* begin Records for the task *

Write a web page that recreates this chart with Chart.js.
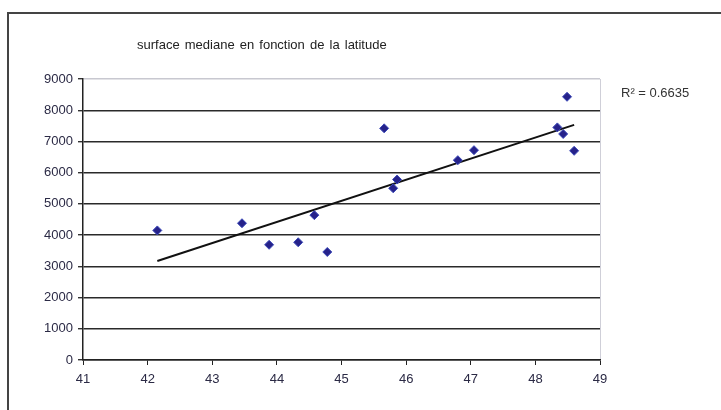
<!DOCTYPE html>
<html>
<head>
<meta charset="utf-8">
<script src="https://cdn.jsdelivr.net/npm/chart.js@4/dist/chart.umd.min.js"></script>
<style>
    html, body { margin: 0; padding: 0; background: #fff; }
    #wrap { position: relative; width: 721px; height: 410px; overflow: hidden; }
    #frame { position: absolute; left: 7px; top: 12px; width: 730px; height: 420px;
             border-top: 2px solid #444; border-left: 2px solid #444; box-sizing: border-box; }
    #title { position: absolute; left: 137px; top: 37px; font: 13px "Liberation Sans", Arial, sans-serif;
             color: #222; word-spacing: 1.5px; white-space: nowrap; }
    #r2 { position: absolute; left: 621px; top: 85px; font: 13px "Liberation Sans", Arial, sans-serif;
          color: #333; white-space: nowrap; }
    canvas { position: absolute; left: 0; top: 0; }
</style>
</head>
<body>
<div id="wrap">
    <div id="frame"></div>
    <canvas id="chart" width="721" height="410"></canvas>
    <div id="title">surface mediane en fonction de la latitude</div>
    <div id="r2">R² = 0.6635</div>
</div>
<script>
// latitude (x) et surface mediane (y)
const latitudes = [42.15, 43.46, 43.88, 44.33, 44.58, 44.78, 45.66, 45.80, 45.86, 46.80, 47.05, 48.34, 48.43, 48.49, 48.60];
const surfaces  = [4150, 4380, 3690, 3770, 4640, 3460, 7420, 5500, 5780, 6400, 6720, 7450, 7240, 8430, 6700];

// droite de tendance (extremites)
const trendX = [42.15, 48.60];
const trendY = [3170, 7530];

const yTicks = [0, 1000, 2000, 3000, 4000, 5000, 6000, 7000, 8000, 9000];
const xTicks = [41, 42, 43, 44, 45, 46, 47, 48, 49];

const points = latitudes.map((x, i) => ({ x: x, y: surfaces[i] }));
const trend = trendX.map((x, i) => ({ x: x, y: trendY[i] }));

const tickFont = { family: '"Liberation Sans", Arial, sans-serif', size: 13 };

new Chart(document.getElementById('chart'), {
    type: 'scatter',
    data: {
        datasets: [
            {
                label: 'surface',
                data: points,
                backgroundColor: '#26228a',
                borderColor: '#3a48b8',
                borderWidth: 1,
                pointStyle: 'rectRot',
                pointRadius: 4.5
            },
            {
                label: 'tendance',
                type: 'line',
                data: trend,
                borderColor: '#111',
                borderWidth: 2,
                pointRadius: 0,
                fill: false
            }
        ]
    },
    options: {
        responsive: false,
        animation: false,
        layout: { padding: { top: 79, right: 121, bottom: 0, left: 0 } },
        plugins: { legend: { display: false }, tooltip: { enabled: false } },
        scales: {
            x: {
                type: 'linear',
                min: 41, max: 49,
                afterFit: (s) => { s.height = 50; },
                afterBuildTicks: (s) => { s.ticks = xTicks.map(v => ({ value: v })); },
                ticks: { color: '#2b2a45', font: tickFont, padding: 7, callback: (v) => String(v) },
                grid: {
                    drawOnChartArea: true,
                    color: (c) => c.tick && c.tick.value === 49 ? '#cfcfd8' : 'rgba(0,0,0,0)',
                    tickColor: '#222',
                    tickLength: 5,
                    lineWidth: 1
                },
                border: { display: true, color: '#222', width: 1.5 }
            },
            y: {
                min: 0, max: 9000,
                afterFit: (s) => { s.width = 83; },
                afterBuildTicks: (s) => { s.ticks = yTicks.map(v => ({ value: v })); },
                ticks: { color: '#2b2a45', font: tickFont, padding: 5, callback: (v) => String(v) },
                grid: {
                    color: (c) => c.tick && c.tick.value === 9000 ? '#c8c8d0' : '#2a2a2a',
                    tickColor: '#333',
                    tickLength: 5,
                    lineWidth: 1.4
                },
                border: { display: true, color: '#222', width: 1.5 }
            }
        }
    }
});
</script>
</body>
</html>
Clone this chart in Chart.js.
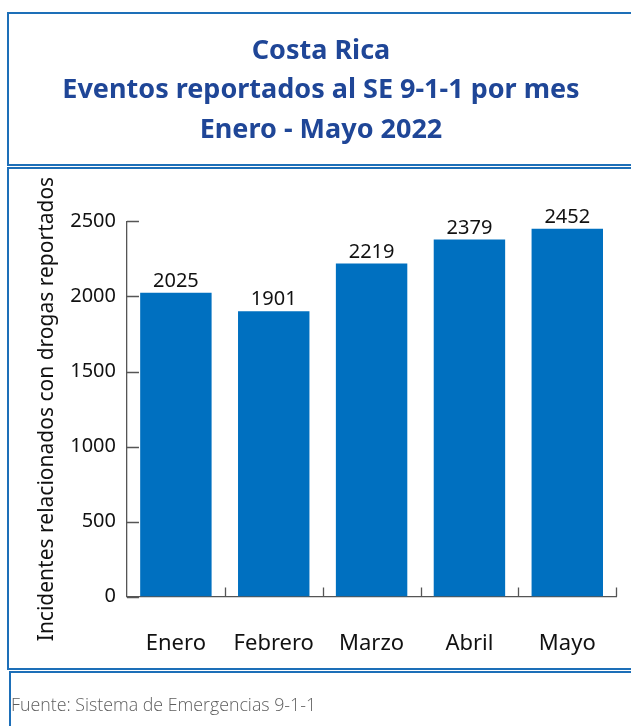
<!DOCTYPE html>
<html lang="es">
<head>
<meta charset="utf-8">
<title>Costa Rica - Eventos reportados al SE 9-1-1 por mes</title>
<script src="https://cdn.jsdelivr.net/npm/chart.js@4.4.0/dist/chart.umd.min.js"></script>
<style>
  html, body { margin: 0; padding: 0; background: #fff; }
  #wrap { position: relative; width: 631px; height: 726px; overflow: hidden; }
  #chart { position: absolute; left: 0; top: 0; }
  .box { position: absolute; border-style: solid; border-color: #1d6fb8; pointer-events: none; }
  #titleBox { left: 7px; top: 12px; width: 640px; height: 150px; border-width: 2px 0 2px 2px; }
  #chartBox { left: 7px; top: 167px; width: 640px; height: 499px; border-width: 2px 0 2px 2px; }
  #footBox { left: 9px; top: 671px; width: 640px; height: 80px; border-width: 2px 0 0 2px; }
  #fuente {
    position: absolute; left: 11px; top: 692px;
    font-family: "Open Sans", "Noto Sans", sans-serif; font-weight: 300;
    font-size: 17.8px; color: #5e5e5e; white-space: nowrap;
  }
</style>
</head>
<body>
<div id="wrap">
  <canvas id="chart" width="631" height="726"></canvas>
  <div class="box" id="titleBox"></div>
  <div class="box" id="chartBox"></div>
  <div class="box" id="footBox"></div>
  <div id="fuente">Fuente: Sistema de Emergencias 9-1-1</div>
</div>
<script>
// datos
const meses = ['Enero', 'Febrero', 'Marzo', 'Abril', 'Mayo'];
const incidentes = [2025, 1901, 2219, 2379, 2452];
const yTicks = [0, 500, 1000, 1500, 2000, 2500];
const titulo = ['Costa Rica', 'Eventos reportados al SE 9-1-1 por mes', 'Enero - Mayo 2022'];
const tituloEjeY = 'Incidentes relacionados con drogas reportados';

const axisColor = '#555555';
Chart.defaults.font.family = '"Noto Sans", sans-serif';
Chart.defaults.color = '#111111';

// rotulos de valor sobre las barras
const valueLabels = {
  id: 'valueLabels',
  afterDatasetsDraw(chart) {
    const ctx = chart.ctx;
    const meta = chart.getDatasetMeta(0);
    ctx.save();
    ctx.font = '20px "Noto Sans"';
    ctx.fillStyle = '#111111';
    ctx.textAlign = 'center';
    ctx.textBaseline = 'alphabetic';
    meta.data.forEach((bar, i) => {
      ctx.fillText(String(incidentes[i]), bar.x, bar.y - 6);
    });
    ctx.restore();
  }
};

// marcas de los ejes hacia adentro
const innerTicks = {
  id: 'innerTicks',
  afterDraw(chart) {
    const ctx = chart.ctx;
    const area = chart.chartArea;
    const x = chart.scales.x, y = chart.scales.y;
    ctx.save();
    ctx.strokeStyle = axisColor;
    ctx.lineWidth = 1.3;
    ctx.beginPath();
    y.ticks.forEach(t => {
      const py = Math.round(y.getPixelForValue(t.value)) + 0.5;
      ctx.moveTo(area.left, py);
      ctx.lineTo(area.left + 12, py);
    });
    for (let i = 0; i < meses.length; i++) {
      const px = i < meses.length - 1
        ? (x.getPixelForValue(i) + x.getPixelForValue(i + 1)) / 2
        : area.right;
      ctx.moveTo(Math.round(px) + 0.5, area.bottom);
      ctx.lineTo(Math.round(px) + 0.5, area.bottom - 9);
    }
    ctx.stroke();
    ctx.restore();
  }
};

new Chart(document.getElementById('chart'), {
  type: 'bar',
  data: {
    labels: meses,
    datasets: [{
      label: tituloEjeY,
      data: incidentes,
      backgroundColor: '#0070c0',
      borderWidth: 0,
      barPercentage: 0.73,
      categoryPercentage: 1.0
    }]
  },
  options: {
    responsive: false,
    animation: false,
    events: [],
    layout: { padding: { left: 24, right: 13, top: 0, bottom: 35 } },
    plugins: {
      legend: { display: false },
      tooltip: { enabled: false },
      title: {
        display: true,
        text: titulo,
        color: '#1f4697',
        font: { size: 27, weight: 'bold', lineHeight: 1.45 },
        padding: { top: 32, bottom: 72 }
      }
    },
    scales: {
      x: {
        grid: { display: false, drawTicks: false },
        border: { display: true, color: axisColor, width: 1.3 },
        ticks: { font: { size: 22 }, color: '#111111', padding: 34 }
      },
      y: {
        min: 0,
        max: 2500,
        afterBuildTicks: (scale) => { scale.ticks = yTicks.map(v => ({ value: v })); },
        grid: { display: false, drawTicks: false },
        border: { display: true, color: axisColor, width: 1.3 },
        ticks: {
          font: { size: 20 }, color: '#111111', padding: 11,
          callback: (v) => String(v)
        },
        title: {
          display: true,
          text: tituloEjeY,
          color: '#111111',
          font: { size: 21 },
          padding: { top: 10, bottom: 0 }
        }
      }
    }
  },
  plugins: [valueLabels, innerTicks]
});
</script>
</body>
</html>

* end Records for the task *

Copy out every line of the listing that contains the string "this".

# In response
Write a web page that recreates this chart with Chart.js.
Clone this chart in Chart.js.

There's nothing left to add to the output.